Mevcut durum küresel petrol şirketleri açısından da değerlendirilebilir. 1991 sonrasında, Irak’ta yeni kaynakların bulunması ve işletilmesine yönelik uluslararası birçok petrol şirketiyle anlaşmalar yapılmıştır. Bu şirketler arasında en önemlileri Total (Fransız), Lukoil (Rus), Eni (İtalyan), Repsol (İspanyol) ve BHP (İngiliz) firmalarıdır. Bunların dışında daha az önemli olan Rus, Çin ve Vietnam merkezli diğer bazı şirketler de vardır. Görüleceği üzere, bunlar arasında bir tane dahi Amerikan kökenli şirket mevcut değildir. Dünya enerji rezervleri paylaşımında pastadan her zaman önemli miktarda pay alan Amerikan şirketlerinin bu en önemli ikinci rezerve sahip olan bölgede olmaması bölgeye yönelik Amerikan politikaları üzerinde etkili olmaktadır.
Bütün bu süreç ve gelişmeler incelendiğinde stratejik açıdan önemli başka bir husus daha karşımıza çıkıyor. ABD’nin yerleşmiş olduğu jeostratejik öneme sahip alanlardan çıkmadığı görülüyor. 11 Eylül sonrası El-Kaide yaklaşımı ortaya atılarak girilen Afganistan’da istikrarın sağlanması bahanesiyle hâlâ ABD güçlerinin faaliyetleri devam etmekte, Özbekistan gibi bölge ülkelerine yerleştirdiği birlikler yerlerinde durmaktadır. Buna karşılık, bölge ülkelerindeki rahatsızlıklar daha da artmaktadır. Mesela, Pakistan’ın Afganistan ile olan sınırında ABD askerleri ile Pakistan askerleri arasında meydana gelen çatışma bu olayı yansıtması açısından açık bir örnek olarak karşımıza çıkmaktadır.
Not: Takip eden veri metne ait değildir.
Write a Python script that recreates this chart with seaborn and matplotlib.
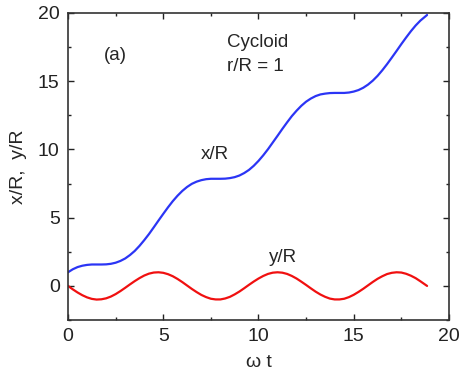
import matplotlib
matplotlib.use("Agg")
import matplotlib.pyplot as plt
from matplotlib.ticker import MultipleLocator
import seaborn as sns
import pandas as pd

wt = [0, 0.25, 0.5, 0.75, 1.0, 1.25, 1.5, 1.75, 2.0, 2.25, 2.5, 2.75,
      3.0, 3.25, 3.5, 3.75, 4.0, 4.25, 4.5, 4.75, 5.0, 5.25, 5.5, 5.75,
      6.0, 6.25, 6.5, 6.75, 7.0, 7.25, 7.5, 7.75, 8.0, 8.25, 8.5, 8.75,
      9.0, 9.25, 9.5, 9.75, 10.0, 10.25, 10.5, 10.75, 11.0, 11.25, 11.5, 11.75,
      12.0, 12.25, 12.5, 12.75, 13.0, 13.25, 13.5, 13.75, 14.0, 14.25, 14.5, 14.75,
      15.0, 15.25, 15.5, 15.75, 16.0, 16.25, 16.5, 16.75, 17.0, 17.25, 17.5, 17.75,
      18.0, 18.25, 18.5, 18.85]
x_over_R = [1.00, 1.22, 1.38, 1.48, 1.54, 1.57, 1.57, 1.57, 1.58, 1.62, 1.70, 1.83,
            2.01, 2.26, 2.56, 2.93, 3.35, 3.80, 4.29, 4.79, 5.28, 5.76, 6.21, 6.61,
            6.96, 7.25, 7.48, 7.64, 7.75, 7.82, 7.85, 7.85, 7.85, 7.86, 7.90, 7.97,
            8.09, 8.27, 8.50, 8.80, 9.16, 9.57, 10.02, 10.51, 11.00, 11.50, 11.98, 12.44,
            12.84, 13.20, 13.50, 13.73, 13.91, 14.03, 14.09, 14.13, 14.14, 14.14, 14.14, 14.17,
            14.24, 14.35, 14.52, 14.75, 15.04, 15.39, 15.80, 16.25, 16.73, 17.22, 17.72, 18.20,
            18.66, 19.08, 19.44, 19.85]
y_over_R = [0.00, -0.25, -0.48, -0.68, -0.84, -0.95, -1.00, -0.98, -0.91, -0.78, -0.60, -0.38,
            -0.14, 0.11, 0.35, 0.57, 0.76, 0.90, 0.98, 1.00, 0.96, 0.86, 0.71, 0.51,
            0.28, 0.03, -0.22, -0.45, -0.66, -0.82, -0.94, -0.99, -0.99, -0.92, -0.80, -0.62,
            -0.41, -0.17, 0.08, 0.32, 0.54, 0.73, 0.88, 0.97, 1.00, 0.97, 0.88, 0.73,
            0.54, 0.31, 0.07, -0.18, -0.42, -0.63, -0.80, -0.93, -0.99, -0.99, -0.94, -0.82,
            -0.65, -0.44, -0.21, 0.04, 0.29, 0.52, 0.71, 0.87, 0.96, 1.00, 0.98, 0.89,
            0.75, 0.57, 0.34, 0.00]

df = pd.DataFrame({"wt": wt, "x": x_over_R, "y": y_over_R})

sns.set_style("ticks")
plt.rcParams["font.family"] = ["Liberation Sans", "DejaVu Sans"]

fig = plt.figure(figsize=(4.64, 3.81), dpi=100)
ax = fig.add_axes([0.1466, 0.160, 0.821, 0.806])

sns.lineplot(data=df, x="wt", y="x", ax=ax, color="#2b35f5", linewidth=1.6)
sns.lineplot(data=df, x="wt", y="y", ax=ax, color="#f01010", linewidth=1.6)

ax.set_xlim(0, 20)
ax.set_ylim(-2.5, 20)
ax.xaxis.set_major_locator(MultipleLocator(5))
ax.xaxis.set_minor_locator(MultipleLocator(2.5))
ax.yaxis.set_major_locator(MultipleLocator(5))
ax.yaxis.set_minor_locator(MultipleLocator(2.5))
ax.tick_params(which="both", direction="in", top=True, right=True,
               labelsize=14, colors="#222222")
ax.tick_params(which="major", length=4, width=1, pad=6)
ax.tick_params(which="minor", length=2.5, width=1)
for s in ax.spines.values():
    s.set_color("#333333")
    s.set_linewidth(1.2)

ax.set_xlabel("ω t", fontsize=14, labelpad=6)
ax.set_ylabel("x/R,  y/R", fontsize=14, labelpad=8)

ax.text(2.47, 16.9, "(a)", fontsize=13.5, ha="center", va="center")
ax.text(8.35, 17.8, "Cycloid", fontsize=13.5, ha="left", va="center")
ax.text(8.35, 16.1, "r/R = 1", fontsize=13.5, ha="left", va="center")
ax.text(7.7, 9.6, "x/R", fontsize=13.5, ha="center", va="center")
ax.text(11.3, 2.05, "y/R", fontsize=13.5, ha="center", va="center")

fig.savefig("out.png", dpi=100)
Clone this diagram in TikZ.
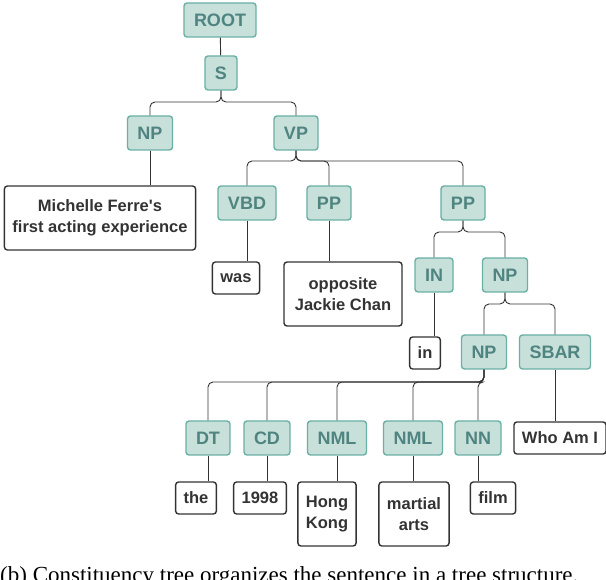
\documentclass[tikz,border=0pt]{standalone}
\usepackage{fontspec}
\setmainfont{Liberation Serif}
\newfontfamily\labelfont{Liberation Sans}
\definecolor{tagfill}{HTML}{C8E0DA}
\definecolor{tagdraw}{HTML}{6AB0A5}
\definecolor{tagtext}{HTML}{4F8480}
\definecolor{edgecol}{HTML}{333333}
\tikzset{
  tag/.style={draw=tagdraw, fill=tagfill, text=tagtext, line width=1.4pt,
    rounded corners=3pt, minimum height=34pt, inner xsep=10pt,
    font=\labelfont\bfseries\fontsize{18}{20}\selectfont},
  word/.style={draw=edgecol, line width=1.4pt, rounded corners=3pt,
    minimum height=32pt, inner xsep=8pt, align=center, text=edgecol,
    font=\labelfont\bfseries\fontsize{16.5}{21}\selectfont},
  edge/.style={draw=edgecol, line width=0.9pt, rounded corners=5pt}
}
\newcommand{\branch}[3]{\draw[edge] (#1.south) |- (#2.north |- 0,#3) -- (#2.north);}
\begin{document}
\begin{tikzpicture}[x=1pt, y=-1pt]
  \useasboundingbox (0,0) rectangle (606,580);
  % tags
  \node[tag] (root) at (220,20) {ROOT};
  \node[tag] (s) at (221,73) {S};
  \node[tag] (np1) at (150,133) {NP};
  \node[tag] (vp) at (296,133) {VP};
  \node[tag] (vbd) at (247,203) {VBD};
  \node[tag] (pp1) at (329,203) {PP};
  \node[tag] (pp2) at (463,203) {PP};
  \node[tag] (in) at (434,275) {IN};
  \node[tag] (np2) at (505,275) {NP};
  \node[tag] (np3) at (484,352) {NP};
  \node[tag] (sbar) at (555,352) {SBAR};
  \node[tag] (dt) at (208,438) {DT};
  \node[tag] (cd) at (267,438) {CD};
  \node[tag] (nml1) at (337,438) {NML};
  \node[tag] (nml2) at (413,438) {NML};
  \node[tag] (nn) at (478,438) {NN};
  % words
  \node[word, minimum width=187pt, minimum height=64pt] (subj) at (100,218) {Michelle Ferre's\\first acting experience};
  \node[word] (was) at (236,278) {was};
  \node[word, minimum width=118pt, minimum height=64pt] (opp) at (343,294) {opposite\\Jackie Chan};
  \node[word] (inw) at (425,353) {in};
  \node[word, minimum width=87pt] (who) at (560,438) {Who Am I};
  \node[word] (the) at (196,498) {the};
  \node[word] (year) at (260,498) {1998};
  \node[word, minimum height=64pt] (hk) at (327,514) {Hong\\Kong};
  \node[word, minimum height=64pt] (ma) at (414,514) {martial\\arts};
  \node[word] (film) at (493,498) {film};
  % connectors
  \draw[edge] (root) -- (s);
  \branch{s}{np1}{102}
  \branch{s}{vp}{102}
  \draw[edge] (np1.south) -- (np1.south |- subj.north);
  \branch{vp}{vbd}{161}
  \branch{vp}{pp1}{161}
  \branch{vp}{pp2}{161}
  \draw[edge] (vbd.south) -- (vbd.south |- was.north);
  \draw[edge] (pp1.south) -- (pp1.south |- opp.north);
  \branch{pp2}{in}{232}
  \branch{pp2}{np2}{232}
  \draw[edge] (in.south) -- (in.south |- inw.north);
  \branch{np2}{np3}{304}
  \branch{np2}{sbar}{304}
  \draw[edge] (sbar.south) -- (sbar.south |- who.north);
  \branch{np3}{dt}{382}
  \branch{np3}{cd}{382}
  \branch{np3}{nml1}{382}
  \branch{np3}{nml2}{382}
  \branch{np3}{nn}{382}
  \draw[edge] (dt.south) -- (dt.south |- the.north);
  \draw[edge] (cd.south) -- (cd.south |- year.north);
  \draw[edge] (nml1.south) -- (nml1.south |- hk.north);
  \draw[edge] (nml2.south) -- (nml2.south |- ma.north);
  \draw[edge] (nn.south) -- (nn.south |- film.north);
  % caption, cut by the frame
  \begin{scope}
    \clip (0,0) rectangle (606,580);
    \node[anchor=west, inner sep=0pt, font=\fontsize{23}{25}\selectfont] (cap) at (0,577) {(b) Constituency tree organizes the sentence in a tree structure.};
  \end{scope}
\end{tikzpicture}
\end{document}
Günümüzde dünya ekonomileri, petrol ve doğal gaz sayesinde işlemektedir. Yeni alternatif enerji kaynakları keşfedilene ve yaygın bir şekilde kullanılmaya başlayana veya mevcut enerji kaynakları tükenene kadar da bu durum böyle devam edecektir. Bu bağlamda, enerji merkezli jeo-ekonomik nedenler dikkate alındığında, Afganistan’da gerçekleşen bu durumun Irak’a yönelik harekat sonucunda yineleneceği söylenebilir. Bölgeye yerleşmiş olan küresel bir güç olma iddiasındaki ABD’nin bütün Orta Doğu enerji kaynaklarını kontrol altında tutabilmesi mümkün olacaktır. Jeo-ekonomik açıdan bu kadar önemli bir bölgeyi, stratejik açıdan güç sahibi olduğu müddetçe de terk etmesi oldukça zor görülüyor. Sonuç olarak, halihazırdaki durumun enerji merkezli mücadelenin devam edeceğini gösterdiğini söyleyebiliriz.
 
* Nicholas J. Spykman tarafından formüle edilen Rimland yaklaşımı ile McKinder’in yukarıdaki formülasyonuna bir cevap verilir. Burada deniz gücü önem kazanıyor. “Rimland’i kontrol eden Avrasya’ya hükmeder; Avrasya ise dünyanın kaderini kontrol eder.” Buradan yola çıkarak kim Rimland üzerinde bulunan enerji kaynaklarını kontrol ederse Avrasya’yı kontrol eder formülasyonuna gidilebilir.